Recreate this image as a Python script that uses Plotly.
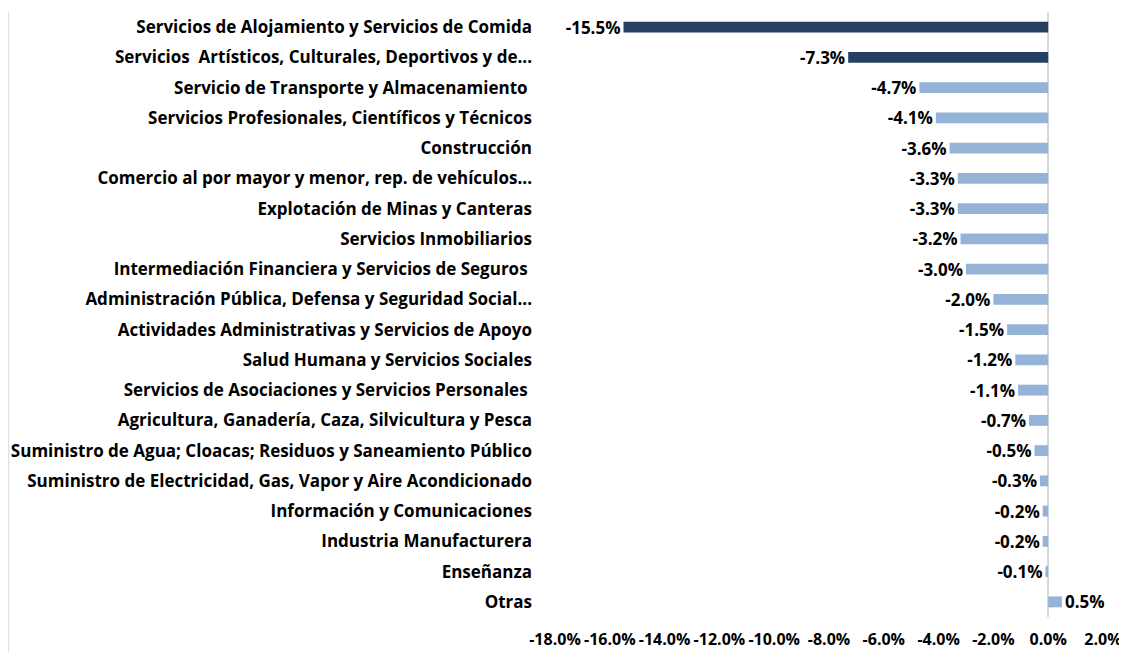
import plotly.graph_objects as go

sectores = [
    "Servicios de Alojamiento y Servicios de Comida",
    "Servicios  Artísticos, Culturales, Deportivos y de...",
    "Servicio de Transporte y Almacenamiento ",
    "Servicios Profesionales, Científicos y Técnicos",
    "Construcción",
    "Comercio al por mayor y menor, rep. de vehículos...",
    "Explotación de Minas y Canteras",
    "Servicios Inmobiliarios",
    "Intermediación Financiera y Servicios de Seguros ",
    "Administración Pública, Defensa y Seguridad Social...",
    "Actividades Administrativas y Servicios de Apoyo",
    "Salud Humana y Servicios Sociales",
    "Servicios de Asociaciones y Servicios Personales ",
    "Agricultura, Ganadería, Caza, Silvicultura y Pesca",
    "Suministro de Agua; Cloacas; Residuos y Saneamiento Público",
    "Suministro de Electricidad, Gas, Vapor y Aire Acondicionado",
    "Información y Comunicaciones",
    "Industria Manufacturera",
    "Enseñanza",
    "Otras",
]
variacion = [-15.5, -7.3, -4.7, -4.1, -3.6, -3.3, -3.3, -3.2, -3.0, -2.0,
             -1.5, -1.2, -1.1, -0.7, -0.5, -0.3, -0.2, -0.2, -0.1, 0.5]
destacados = 2  # first two sectors drawn in dark blue

tick_vals = [-18, -16, -14, -12, -10, -8, -6, -4, -2, 0, 2]
tick_text = [f"{v:.1f}%" for v in tick_vals]

colores = ["#243F60" if i < destacados else "#95B3D7" for i in range(len(sectores))]

FUENTE = "Open Sans"
TAM = 17

fig = go.Figure(go.Bar(
    x=variacion,
    y=sectores,
    orientation="h",
    marker=dict(color=colores, line=dict(width=0)),
    text=[f"{v:.1f}%" for v in variacion],
    textposition="outside",
    constraintext="none",
    cliponaxis=False,
    textfont=dict(family=FUENTE, size=TAM, color="#000000", weight="bold"),
    width=0.36,
))

# the page body adds ~8px offset, margins are compensated for it
fig.update_layout(
    width=1127, height=652,
    margin=dict(l=547, r=32, t=4, b=43, autoexpand=False),
    paper_bgcolor="white", plot_bgcolor="white",
    font=dict(family=FUENTE, size=TAM, color="#000000", weight="bold"),
    showlegend=False,
    shapes=[dict(type="line", xref="paper", yref="paper",
                 x0=-0.997, x1=-0.997, y0=-0.1, y1=1.0,
                 line=dict(color="#D9D9D9", width=1))],
)
fig.update_xaxes(
    range=[-18, 2], tickvals=tick_vals, ticktext=tick_text,
    showgrid=False, zeroline=True, zerolinecolor="#D9D9D9", zerolinewidth=2,
    showline=False, ticks="", tickangle=0, automargin=False,
    ticklabelstandoff=11,
    tickfont=dict(family=FUENTE, size=16, weight="bold"),
)
fig.update_yaxes(
    autorange="reversed", showgrid=False, showline=False, ticks="",
    ticklabelstandoff=22, automargin=False,
    tickfont=dict(family=FUENTE, size=TAM, weight="bold"),
)

fig.write_html("out.html")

============

### Given task
Without any pictures, reproduce the lines from the first one in the material through the line that has "import plotly.graph_objects as go", exactly as they appear.

### Solution to this task
Recreate this image as a Python script that uses Plotly.
import plotly.graph_objects as go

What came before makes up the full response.